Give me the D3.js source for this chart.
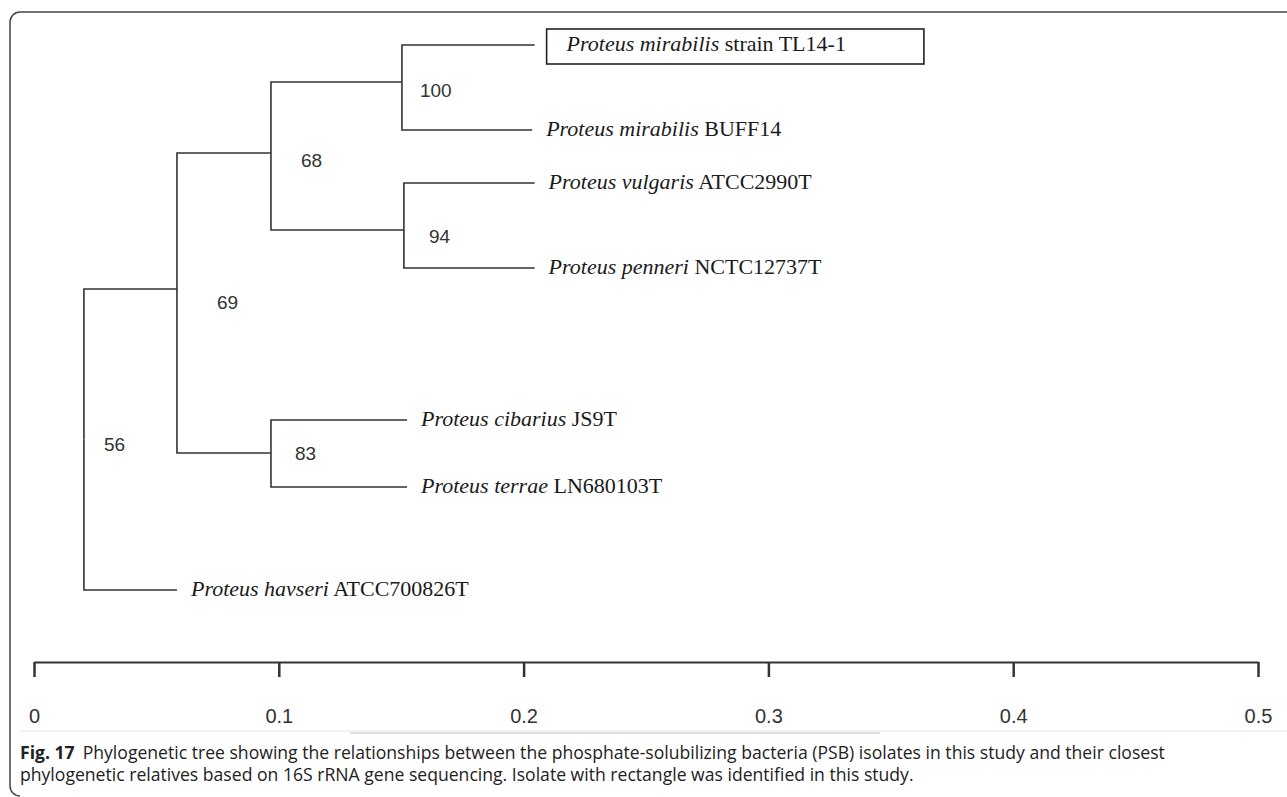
<!DOCTYPE html>
<html>
<head>
<meta charset="utf-8">
<script src="https://cdn.jsdelivr.net/npm/d3@7"></script>
<style>
  body { margin: 0; background: #fff; }
  svg { display: block; }
</style>
</head>
<body>
<div id="tree"></div>
<script>
// tree nodes: internal nodes first, then the leaves
const ids = ['root', 'n69', 'n68', 'n100', 'n94', 'n83',
  'TL14-1', 'BUFF14', 'ATCC2990T', 'NCTC12737T', 'JS9T', 'LN680103T', 'ATCC700826T']
const parentIds = ['', 'root', 'n69', 'n68', 'n68', 'n69',
  'n100', 'n100', 'n94', 'n94', 'n83', 'n83', 'root']
// distance from the left of the scale
const distances = [0.0204, 0.0584, 0.0968, 0.1503, 0.1511, 0.0968,
  0.2045, 0.2035, 0.2045, 0.2045, 0.1524, 0.1524, 0.0584]
// vertical order (row units)
const rows = [4.34, 2.686, 1.189, 0.407, 2.037, 4.492,
  0, 0.936, 1.519, 2.455, 4.128, 4.866, 6]
const bootstrap = [56, 69, 68, 100, 94, 83, null, null, null, null, null, null, null]
const genus = [null, null, null, null, null, null,
  'Proteus mirabilis', 'Proteus mirabilis', 'Proteus vulgaris', 'Proteus penneri',
  'Proteus cibarius', 'Proteus terrae', 'Proteus havseri']
const strainLabels = [null, null, null, null, null, null,
  'strain TL14-1', 'BUFF14', 'ATCC2990T', 'NCTC12737T', 'JS9T', 'LN680103T', 'ATCC700826T']
const highlighted = 'TL14-1'

const scaleTicks = [0, 0.1, 0.2, 0.3, 0.4, 0.5]

const captionBold = 'Fig. 17'
const captionLines = [
  'Phylogenetic tree showing the relationships between the phosphate-solubilizing bacteria (PSB) isolates in this study and their closest',
  'phylogenetic relatives based on 16S rRNA gene sequencing. Isolate with rectangle was identified in this study.'
]

const width = 1287
const height = 797
const ink = '#333'

const svg = d3
  .select('#tree')
  .append('svg')
  .attr('width', width)
  .attr('height', height)

// frame (top and left edges with rounded corners)
svg
  .append('path')
  .attr('d', 'M1287,12 H20 A10,10 0 0 0 10,22 V786 A10,10 0 0 0 20,796')
  .attr('fill', 'none')
  .attr('stroke', '#444')
  .attr('stroke-width', 1.5)

const xPositionScale = d3.scaleLinear().domain([0, 0.5]).range([34, 1258])
const yPositionScale = d3.scaleLinear().domain([0, 6]).range([45, 590])

const table = ids.map((id, i) => ({
  id: id,
  parent: parentIds[i],
  dist: distances[i],
  row: rows[i],
  boot: bootstrap[i],
  genus: genus[i],
  strain: strainLabels[i]
}))

const root = d3
  .stratify()
  .id(d => d.id)
  .parentId(d => d.parent || null)(table)

root.each(n => {
  n.x = xPositionScale(n.data.dist)
  n.y = yPositionScale(n.data.row)
})

// branches: vertical at the parent, then across to the child
svg
  .append('g')
  .selectAll('path')
  .data(root.links())
  .enter()
  .append('path')
  .attr('d', d => `M${d.source.x},${d.source.y} V${d.target.y} H${d.target.x}`)
  .attr('fill', 'none')
  .attr('stroke', ink)
  .attr('stroke-width', 1.6)

// bootstrap values
const bootOffset = {
  root: [20, 7],
  n69: [40, 15],
  n68: [30, 9],
  n100: [18, 10],
  n94: [25, 8],
  n83: [24, 2]
}

svg
  .append('g')
  .selectAll('text')
  .data(root.descendants().filter(n => n.data.boot != null))
  .enter()
  .append('text')
  .attr('x', d => d.x + bootOffset[d.id][0])
  .attr('y', d => d.y + bootOffset[d.id][1])
  .attr('dominant-baseline', 'middle')
  .attr('font-family', 'Liberation Sans, Arial, sans-serif')
  .attr('font-size', 19)
  .attr('fill', ink)
  .text(d => d.data.boot)

// leaf labels
const leafLabels = svg
  .append('g')
  .selectAll('text')
  .data(root.leaves())
  .enter()
  .append('text')
  .attr('x', d => d.x + (d.id === highlighted ? 32 : 14))
  .attr('y', d => d.y + 6)
  .attr('font-family', 'Liberation Serif, Times New Roman, serif')
  .attr('font-size', 22)
  .attr('fill', '#1a1a1a')

leafLabels
  .append('tspan')
  .attr('font-style', 'italic')
  .text(d => d.data.genus)

leafLabels.append('tspan').text(d => ' ' + d.data.strain)

// rectangle around the isolate from this study
leafLabels
  .filter(d => d.id === highlighted)
  .each(function(d) {
    const b = this.getBBox()
    svg
      .append('rect')
      .attr('x', b.x - 19)
      .attr('y', d.y - 16)
      .attr('width', b.width + 19 + 78)
      .attr('height', 35)
      .attr('fill', 'none')
      .attr('stroke', '#222')
      .attr('stroke-width', 1.6)
  })

// distance scale
const xAxis = d3
  .axisBottom(xPositionScale)
  .tickValues(scaleTicks)
  .tickSize(15)
  .tickSizeOuter(0)
  .tickPadding(32)
  .tickFormat(d3.format('.1~f'))

const axis = svg
  .append('g')
  .attr('class', 'axis x-axis')
  .attr('transform', 'translate(0,662)')
  .call(xAxis)

axis.select('.domain').attr('stroke', ink).attr('stroke-width', 2)
axis
  .selectAll('.tick line')
  .attr('stroke', ink)
  .attr('stroke-width', 2.5)
axis
  .selectAll('.tick text')
  .attr('font-family', 'Liberation Sans, Arial, sans-serif')
  .attr('font-size', 20)
  .attr('fill', ink)

// faint scan lines under the scale
svg
  .append('line')
  .attr('x1', 20)
  .attr('x2', width)
  .attr('y1', 731)
  .attr('y2', 731)
  .attr('stroke', '#f2f2f2')
  .attr('stroke-width', 2)
svg
  .append('line')
  .attr('x1', 350)
  .attr('x2', 880)
  .attr('y1', 733)
  .attr('y2', 733)
  .attr('stroke', '#d4d4d4')
  .attr('stroke-width', 1.5)

// caption
const caption = svg
  .append('g')
  .attr('font-family', 'Open Sans, Noto Sans, sans-serif')
  .attr('font-size', 17.6)
  .attr('fill', '#222')

const first = caption.append('text').attr('x', 20).attr('y', 759)
first
  .append('tspan')
  .attr('font-weight', 'bold')
  .text(captionBold)
first.append('tspan').attr('dx', 8).text(captionLines[0])

caption
  .append('text')
  .attr('x', 20)
  .attr('y', 781)
  .text(captionLines[1])
</script>
</body>
</html>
--------
**Task prompt:**
Would you set down the listing exactly, omitting pictures?

**Exercise solution:**
Give me the D3.js source for this chart.
<!DOCTYPE html>
<html>
<head>
<meta charset="utf-8">
<script src="https://cdn.jsdelivr.net/npm/d3@7"></script>
<style>
  body { margin: 0; background: #fff; }
  svg { display: block; }
</style>
</head>
<body>
<div id="tree"></div>
<script>
// tree nodes: internal nodes first, then the leaves
const ids = ['root', 'n69', 'n68', 'n100', 'n94', 'n83',
  'TL14-1', 'BUFF14', 'ATCC2990T', 'NCTC12737T', 'JS9T', 'LN680103T', 'ATCC700826T']
const parentIds = ['', 'root', 'n69', 'n68', 'n68', 'n69',
  'n100', 'n100', 'n94', 'n94', 'n83', 'n83', 'root']
// distance from the left of the scale
const distances = [0.0204, 0.0584, 0.0968, 0.1503, 0.1511, 0.0968,
  0.2045, 0.2035, 0.2045, 0.2045, 0.1524, 0.1524, 0.0584]
// vertical order (row units)
const rows = [4.34, 2.686, 1.189, 0.407, 2.037, 4.492,
  0, 0.936, 1.519, 2.455, 4.128, 4.866, 6]
const bootstrap = [56, 69, 68, 100, 94, 83, null, null, null, null, null, null, null]
const genus = [null, null, null, null, null, null,
  'Proteus mirabilis', 'Proteus mirabilis', 'Proteus vulgaris', 'Proteus penneri',
  'Proteus cibarius', 'Proteus terrae', 'Proteus havseri']
const strainLabels = [null, null, null, null, null, null,
  'strain TL14-1', 'BUFF14', 'ATCC2990T', 'NCTC12737T', 'JS9T', 'LN680103T', 'ATCC700826T']
const highlighted = 'TL14-1'

const scaleTicks = [0, 0.1, 0.2, 0.3, 0.4, 0.5]

const captionBold = 'Fig. 17'
const captionLines = [
  'Phylogenetic tree showing the relationships between the phosphate-solubilizing bacteria (PSB) isolates in this study and their closest',
  'phylogenetic relatives based on 16S rRNA gene sequencing. Isolate with rectangle was identified in this study.'
]

const width = 1287
const height = 797
const ink = '#333'

const svg = d3
  .select('#tree')
  .append('svg')
  .attr('width', width)
  .attr('height', height)

// frame (top and left edges with rounded corners)
svg
  .append('path')
  .attr('d', 'M1287,12 H20 A10,10 0 0 0 10,22 V786 A10,10 0 0 0 20,796')
  .attr('fill', 'none')
  .attr('stroke', '#444')
  .attr('stroke-width', 1.5)

const xPositionScale = d3.scaleLinear().domain([0, 0.5]).range([34, 1258])
const yPositionScale = d3.scaleLinear().domain([0, 6]).range([45, 590])

const table = ids.map((id, i) => ({
  id: id,
  parent: parentIds[i],
  dist: distances[i],
  row: rows[i],
  boot: bootstrap[i],
  genus: genus[i],
  strain: strainLabels[i]
}))

const root = d3
  .stratify()
  .id(d => d.id)
  .parentId(d => d.parent || null)(table)

root.each(n => {
  n.x = xPositionScale(n.data.dist)
  n.y = yPositionScale(n.data.row)
})

// branches: vertical at the parent, then across to the child
svg
  .append('g')
  .selectAll('path')
  .data(root.links())
  .enter()
  .append('path')
  .attr('d', d => `M${d.source.x},${d.source.y} V${d.target.y} H${d.target.x}`)
  .attr('fill', 'none')
  .attr('stroke', ink)
  .attr('stroke-width', 1.6)

// bootstrap values
const bootOffset = {
  root: [20, 7],
  n69: [40, 15],
  n68: [30, 9],
  n100: [18, 10],
  n94: [25, 8],
  n83: [24, 2]
}

svg
  .append('g')
  .selectAll('text')
  .data(root.descendants().filter(n => n.data.boot != null))
  .enter()
  .append('text')
  .attr('x', d => d.x + bootOffset[d.id][0])
  .attr('y', d => d.y + bootOffset[d.id][1])
  .attr('dominant-baseline', 'middle')
  .attr('font-family', 'Liberation Sans, Arial, sans-serif')
  .attr('font-size', 19)
  .attr('fill', ink)
  .text(d => d.data.boot)

// leaf labels
const leafLabels = svg
  .append('g')
  .selectAll('text')
  .data(root.leaves())
  .enter()
  .append('text')
  .attr('x', d => d.x + (d.id === highlighted ? 32 : 14))
  .attr('y', d => d.y + 6)
  .attr('font-family', 'Liberation Serif, Times New Roman, serif')
  .attr('font-size', 22)
  .attr('fill', '#1a1a1a')

leafLabels
  .append('tspan')
  .attr('font-style', 'italic')
  .text(d => d.data.genus)

leafLabels.append('tspan').text(d => ' ' + d.data.strain)

// rectangle around the isolate from this study
leafLabels
  .filter(d => d.id === highlighted)
  .each(function(d) {
    const b = this.getBBox()
    svg
      .append('rect')
      .attr('x', b.x - 19)
      .attr('y', d.y - 16)
      .attr('width', b.width + 19 + 78)
      .attr('height', 35)
      .attr('fill', 'none')
      .attr('stroke', '#222')
      .attr('stroke-width', 1.6)
  })

// distance scale
const xAxis = d3
  .axisBottom(xPositionScale)
  .tickValues(scaleTicks)
  .tickSize(15)
  .tickSizeOuter(0)
  .tickPadding(32)
  .tickFormat(d3.format('.1~f'))

const axis = svg
  .append('g')
  .attr('class', 'axis x-axis')
  .attr('transform', 'translate(0,662)')
  .call(xAxis)

axis.select('.domain').attr('stroke', ink).attr('stroke-width', 2)
axis
  .selectAll('.tick line')
  .attr('stroke', ink)
  .attr('stroke-width', 2.5)
axis
  .selectAll('.tick text')
  .attr('font-family', 'Liberation Sans, Arial, sans-serif')
  .attr('font-size', 20)
  .attr('fill', ink)

// faint scan lines under the scale
svg
  .append('line')
  .attr('x1', 20)
  .attr('x2', width)
  .attr('y1', 731)
  .attr('y2', 731)
  .attr('stroke', '#f2f2f2')
  .attr('stroke-width', 2)
svg
  .append('line')
  .attr('x1', 350)
  .attr('x2', 880)
  .attr('y1', 733)
  .attr('y2', 733)
  .attr('stroke', '#d4d4d4')
  .attr('stroke-width', 1.5)

// caption
const caption = svg
  .append('g')
  .attr('font-family', 'Open Sans, Noto Sans, sans-serif')
  .attr('font-size', 17.6)
  .attr('fill', '#222')

const first = caption.append('text').attr('x', 20).attr('y', 759)
first
  .append('tspan')
  .attr('font-weight', 'bold')
  .text(captionBold)
first.append('tspan').attr('dx', 8).text(captionLines[0])

caption
  .append('text')
  .attr('x', 20)
  .attr('y', 781)
  .text(captionLines[1])
</script>
</body>
</html>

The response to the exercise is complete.